INFORMATION GIVEN:
■ ■ ■ ■ ■ ■ ■
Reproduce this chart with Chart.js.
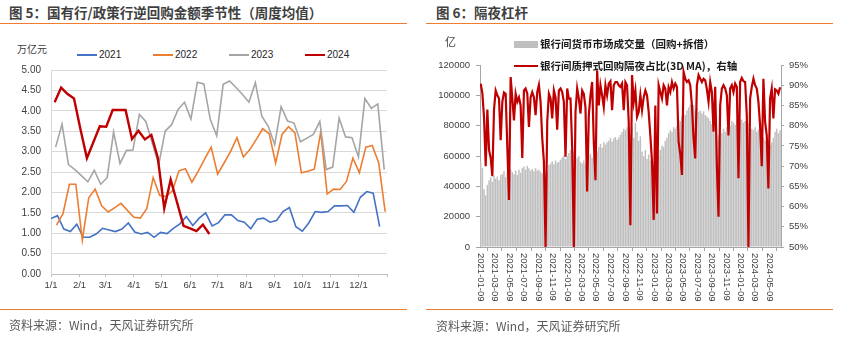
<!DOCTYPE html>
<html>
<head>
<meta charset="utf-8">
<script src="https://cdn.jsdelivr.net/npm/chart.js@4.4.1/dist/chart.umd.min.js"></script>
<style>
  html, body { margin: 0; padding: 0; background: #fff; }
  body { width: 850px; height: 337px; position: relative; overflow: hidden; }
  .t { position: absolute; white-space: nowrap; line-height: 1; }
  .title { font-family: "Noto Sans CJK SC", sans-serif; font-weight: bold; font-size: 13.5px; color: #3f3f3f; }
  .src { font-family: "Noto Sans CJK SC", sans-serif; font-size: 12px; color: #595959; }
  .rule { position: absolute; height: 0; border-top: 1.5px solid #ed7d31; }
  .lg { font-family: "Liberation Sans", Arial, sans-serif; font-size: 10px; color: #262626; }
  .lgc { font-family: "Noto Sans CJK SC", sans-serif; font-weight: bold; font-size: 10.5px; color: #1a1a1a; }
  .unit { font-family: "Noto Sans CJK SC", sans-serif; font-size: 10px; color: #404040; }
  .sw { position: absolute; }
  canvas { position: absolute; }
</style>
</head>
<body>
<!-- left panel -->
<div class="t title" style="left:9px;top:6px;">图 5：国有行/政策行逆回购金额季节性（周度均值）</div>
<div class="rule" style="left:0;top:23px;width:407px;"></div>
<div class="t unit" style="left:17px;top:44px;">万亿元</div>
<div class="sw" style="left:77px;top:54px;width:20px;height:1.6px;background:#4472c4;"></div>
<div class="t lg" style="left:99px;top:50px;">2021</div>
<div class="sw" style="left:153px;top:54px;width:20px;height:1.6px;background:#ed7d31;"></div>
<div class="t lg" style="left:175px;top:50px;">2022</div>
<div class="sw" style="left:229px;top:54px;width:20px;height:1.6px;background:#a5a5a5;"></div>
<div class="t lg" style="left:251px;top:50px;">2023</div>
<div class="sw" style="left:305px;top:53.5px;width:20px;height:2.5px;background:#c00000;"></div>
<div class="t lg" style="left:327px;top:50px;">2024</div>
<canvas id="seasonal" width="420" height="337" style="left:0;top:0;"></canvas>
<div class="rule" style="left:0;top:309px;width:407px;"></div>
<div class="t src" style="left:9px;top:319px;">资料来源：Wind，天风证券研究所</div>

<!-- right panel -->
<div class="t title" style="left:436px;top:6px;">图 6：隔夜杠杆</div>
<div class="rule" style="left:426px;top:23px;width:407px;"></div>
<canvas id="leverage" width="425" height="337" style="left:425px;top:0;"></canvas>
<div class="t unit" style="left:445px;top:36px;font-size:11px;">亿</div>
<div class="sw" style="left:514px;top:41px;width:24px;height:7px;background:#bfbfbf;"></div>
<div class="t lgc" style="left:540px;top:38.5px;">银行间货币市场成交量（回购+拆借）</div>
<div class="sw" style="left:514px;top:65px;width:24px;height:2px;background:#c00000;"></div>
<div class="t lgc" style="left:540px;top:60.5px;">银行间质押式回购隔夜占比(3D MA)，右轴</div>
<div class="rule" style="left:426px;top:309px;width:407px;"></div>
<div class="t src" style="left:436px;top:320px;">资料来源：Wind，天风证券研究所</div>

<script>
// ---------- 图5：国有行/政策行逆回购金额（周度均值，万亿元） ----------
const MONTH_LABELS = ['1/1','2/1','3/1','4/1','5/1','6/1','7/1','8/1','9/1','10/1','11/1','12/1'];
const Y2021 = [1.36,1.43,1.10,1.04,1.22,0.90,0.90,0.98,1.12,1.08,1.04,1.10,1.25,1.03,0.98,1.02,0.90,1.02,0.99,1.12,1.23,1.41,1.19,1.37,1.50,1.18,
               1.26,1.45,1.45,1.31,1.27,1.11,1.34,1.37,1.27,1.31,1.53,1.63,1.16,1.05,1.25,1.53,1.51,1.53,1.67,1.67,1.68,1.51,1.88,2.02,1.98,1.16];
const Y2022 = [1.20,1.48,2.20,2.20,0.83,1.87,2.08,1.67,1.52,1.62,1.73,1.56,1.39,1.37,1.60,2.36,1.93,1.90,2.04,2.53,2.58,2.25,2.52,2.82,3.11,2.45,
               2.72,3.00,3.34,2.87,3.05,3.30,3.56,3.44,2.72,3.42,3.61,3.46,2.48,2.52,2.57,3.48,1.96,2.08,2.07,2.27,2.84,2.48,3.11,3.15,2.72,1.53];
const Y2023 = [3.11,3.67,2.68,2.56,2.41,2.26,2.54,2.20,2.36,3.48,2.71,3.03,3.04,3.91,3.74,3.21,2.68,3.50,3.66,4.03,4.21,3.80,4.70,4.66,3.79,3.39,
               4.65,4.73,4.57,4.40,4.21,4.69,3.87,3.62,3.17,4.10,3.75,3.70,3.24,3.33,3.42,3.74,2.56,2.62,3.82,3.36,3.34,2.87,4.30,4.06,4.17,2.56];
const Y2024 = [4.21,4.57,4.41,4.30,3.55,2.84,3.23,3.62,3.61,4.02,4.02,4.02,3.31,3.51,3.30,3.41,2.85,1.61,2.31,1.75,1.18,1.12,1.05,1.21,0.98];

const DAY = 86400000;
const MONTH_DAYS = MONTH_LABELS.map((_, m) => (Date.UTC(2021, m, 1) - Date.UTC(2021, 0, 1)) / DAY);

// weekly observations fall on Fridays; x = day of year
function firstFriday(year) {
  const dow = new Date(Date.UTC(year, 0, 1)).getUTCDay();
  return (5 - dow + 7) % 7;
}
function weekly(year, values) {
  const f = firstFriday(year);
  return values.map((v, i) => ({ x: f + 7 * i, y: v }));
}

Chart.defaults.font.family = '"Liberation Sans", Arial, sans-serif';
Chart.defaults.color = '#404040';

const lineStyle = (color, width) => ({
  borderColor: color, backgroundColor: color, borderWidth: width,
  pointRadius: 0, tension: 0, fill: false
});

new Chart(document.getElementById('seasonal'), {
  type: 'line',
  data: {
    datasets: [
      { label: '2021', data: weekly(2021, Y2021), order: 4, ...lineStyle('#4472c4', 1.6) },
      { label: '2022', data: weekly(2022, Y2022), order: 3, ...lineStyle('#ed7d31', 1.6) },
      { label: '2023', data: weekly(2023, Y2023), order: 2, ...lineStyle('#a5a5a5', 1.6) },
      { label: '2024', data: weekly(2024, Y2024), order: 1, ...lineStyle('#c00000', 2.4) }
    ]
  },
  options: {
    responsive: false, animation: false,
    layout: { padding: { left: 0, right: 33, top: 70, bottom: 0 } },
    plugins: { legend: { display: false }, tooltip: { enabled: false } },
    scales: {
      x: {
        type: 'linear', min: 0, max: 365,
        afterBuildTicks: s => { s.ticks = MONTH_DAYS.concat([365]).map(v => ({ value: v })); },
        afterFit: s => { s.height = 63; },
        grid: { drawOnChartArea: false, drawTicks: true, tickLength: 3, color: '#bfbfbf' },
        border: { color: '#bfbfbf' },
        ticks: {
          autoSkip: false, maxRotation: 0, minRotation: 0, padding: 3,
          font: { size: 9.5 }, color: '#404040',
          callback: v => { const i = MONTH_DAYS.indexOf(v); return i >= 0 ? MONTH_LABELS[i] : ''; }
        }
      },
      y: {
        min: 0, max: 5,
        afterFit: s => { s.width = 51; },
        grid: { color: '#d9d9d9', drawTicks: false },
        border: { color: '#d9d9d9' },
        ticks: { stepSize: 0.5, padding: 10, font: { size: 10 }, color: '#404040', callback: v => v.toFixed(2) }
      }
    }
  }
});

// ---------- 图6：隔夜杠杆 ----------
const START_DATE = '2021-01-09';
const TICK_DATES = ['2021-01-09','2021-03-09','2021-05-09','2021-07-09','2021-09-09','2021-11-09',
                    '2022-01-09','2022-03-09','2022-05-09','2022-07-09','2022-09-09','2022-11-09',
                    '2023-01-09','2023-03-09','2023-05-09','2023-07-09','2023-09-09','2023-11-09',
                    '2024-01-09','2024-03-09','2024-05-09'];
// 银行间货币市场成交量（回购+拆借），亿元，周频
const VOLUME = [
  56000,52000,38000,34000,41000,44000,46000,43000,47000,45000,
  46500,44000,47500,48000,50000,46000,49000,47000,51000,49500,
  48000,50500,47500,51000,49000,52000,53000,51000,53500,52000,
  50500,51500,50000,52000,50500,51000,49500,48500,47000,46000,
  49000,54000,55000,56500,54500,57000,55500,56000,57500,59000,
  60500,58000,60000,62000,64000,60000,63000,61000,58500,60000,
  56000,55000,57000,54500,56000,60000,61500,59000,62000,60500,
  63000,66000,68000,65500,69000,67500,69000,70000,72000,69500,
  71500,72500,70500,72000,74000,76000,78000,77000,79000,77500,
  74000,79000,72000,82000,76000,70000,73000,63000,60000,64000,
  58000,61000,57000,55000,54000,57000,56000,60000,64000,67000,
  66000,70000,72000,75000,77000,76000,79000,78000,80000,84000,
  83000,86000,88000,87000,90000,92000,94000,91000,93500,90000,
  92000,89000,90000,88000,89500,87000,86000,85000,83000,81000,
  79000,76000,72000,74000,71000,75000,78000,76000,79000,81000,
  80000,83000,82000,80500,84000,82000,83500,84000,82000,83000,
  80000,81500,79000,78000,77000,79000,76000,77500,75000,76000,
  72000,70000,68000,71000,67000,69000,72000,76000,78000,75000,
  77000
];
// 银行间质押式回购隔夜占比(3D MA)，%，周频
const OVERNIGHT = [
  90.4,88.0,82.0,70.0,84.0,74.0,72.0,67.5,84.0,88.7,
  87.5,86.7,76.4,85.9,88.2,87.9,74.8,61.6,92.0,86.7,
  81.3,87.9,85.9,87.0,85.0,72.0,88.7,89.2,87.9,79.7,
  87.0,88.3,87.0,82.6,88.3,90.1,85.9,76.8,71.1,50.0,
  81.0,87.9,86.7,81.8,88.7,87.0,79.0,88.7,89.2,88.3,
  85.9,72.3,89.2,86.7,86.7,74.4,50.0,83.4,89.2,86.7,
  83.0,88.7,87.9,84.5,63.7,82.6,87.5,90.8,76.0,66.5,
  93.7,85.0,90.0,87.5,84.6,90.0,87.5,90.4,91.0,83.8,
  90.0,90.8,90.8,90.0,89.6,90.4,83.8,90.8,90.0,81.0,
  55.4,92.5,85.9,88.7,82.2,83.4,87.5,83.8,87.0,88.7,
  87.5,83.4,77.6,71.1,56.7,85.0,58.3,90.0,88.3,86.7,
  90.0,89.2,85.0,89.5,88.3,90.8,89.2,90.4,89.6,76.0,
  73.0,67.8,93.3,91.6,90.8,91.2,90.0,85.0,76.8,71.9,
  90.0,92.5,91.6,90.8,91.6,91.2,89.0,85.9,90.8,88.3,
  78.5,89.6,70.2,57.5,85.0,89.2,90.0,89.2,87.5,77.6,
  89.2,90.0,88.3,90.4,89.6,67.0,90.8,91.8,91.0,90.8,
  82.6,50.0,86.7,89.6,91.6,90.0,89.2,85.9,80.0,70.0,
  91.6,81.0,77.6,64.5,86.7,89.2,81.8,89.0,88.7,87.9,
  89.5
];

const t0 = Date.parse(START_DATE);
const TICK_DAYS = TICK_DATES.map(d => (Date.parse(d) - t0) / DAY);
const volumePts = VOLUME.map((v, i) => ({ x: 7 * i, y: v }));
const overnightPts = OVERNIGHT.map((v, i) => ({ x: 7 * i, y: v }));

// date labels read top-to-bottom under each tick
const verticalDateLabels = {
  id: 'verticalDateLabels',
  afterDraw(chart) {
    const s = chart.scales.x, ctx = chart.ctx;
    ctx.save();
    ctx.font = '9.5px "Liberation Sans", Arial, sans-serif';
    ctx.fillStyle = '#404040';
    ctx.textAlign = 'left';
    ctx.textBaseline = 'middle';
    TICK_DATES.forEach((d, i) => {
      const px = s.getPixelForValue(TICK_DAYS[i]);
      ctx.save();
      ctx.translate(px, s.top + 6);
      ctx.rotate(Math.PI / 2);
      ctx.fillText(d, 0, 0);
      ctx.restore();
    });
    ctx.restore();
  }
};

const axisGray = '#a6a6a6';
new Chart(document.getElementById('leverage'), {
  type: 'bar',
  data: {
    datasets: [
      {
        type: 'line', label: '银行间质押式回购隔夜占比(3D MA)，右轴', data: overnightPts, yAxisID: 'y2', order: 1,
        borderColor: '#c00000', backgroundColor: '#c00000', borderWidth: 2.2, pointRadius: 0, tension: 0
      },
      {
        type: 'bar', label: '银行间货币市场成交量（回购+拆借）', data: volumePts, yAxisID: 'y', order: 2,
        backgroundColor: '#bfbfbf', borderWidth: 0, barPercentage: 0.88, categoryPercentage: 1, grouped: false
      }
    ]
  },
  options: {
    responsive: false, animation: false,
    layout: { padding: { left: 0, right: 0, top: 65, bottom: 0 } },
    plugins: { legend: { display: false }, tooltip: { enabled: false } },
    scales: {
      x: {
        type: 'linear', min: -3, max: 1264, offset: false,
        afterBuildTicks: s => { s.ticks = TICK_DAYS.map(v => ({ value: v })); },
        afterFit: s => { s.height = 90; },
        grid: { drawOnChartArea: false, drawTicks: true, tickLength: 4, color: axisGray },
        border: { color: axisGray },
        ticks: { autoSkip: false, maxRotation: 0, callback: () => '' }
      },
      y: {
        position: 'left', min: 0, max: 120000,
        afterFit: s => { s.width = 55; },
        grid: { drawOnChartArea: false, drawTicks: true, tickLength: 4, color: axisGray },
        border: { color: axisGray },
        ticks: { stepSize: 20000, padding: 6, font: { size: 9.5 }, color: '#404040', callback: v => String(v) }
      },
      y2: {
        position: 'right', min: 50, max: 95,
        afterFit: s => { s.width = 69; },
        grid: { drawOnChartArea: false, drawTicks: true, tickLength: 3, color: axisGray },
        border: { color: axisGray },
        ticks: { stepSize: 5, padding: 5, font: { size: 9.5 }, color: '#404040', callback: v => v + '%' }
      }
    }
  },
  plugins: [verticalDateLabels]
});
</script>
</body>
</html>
■ ■ ■ ■ ■ ■ ■
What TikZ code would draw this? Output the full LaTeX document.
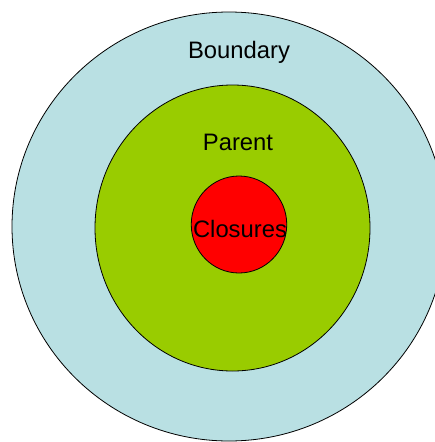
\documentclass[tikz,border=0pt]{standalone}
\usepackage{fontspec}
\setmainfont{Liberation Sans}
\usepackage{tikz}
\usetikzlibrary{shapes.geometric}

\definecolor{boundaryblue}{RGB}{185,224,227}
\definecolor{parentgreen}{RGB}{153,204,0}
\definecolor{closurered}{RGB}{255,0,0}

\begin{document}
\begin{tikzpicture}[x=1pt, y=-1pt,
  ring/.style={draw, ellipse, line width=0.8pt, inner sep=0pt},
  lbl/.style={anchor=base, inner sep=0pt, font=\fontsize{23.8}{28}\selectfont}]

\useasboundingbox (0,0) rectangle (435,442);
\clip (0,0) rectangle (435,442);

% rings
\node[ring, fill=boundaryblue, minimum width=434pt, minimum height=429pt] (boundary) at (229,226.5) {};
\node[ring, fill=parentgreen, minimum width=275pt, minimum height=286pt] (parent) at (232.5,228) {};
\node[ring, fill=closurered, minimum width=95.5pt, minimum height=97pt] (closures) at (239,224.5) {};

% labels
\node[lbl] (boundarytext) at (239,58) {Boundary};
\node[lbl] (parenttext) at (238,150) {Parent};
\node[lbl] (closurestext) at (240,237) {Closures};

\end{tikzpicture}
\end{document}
■ ■ ■ ■ ■ ■ ■
TASK DIRECTIONS: Search the data for "this" and list every line in which it occurs.

ANSWER FOR THE TASK:
Reproduce this chart with Chart.js.
What TikZ code would draw this? Output the full LaTeX document.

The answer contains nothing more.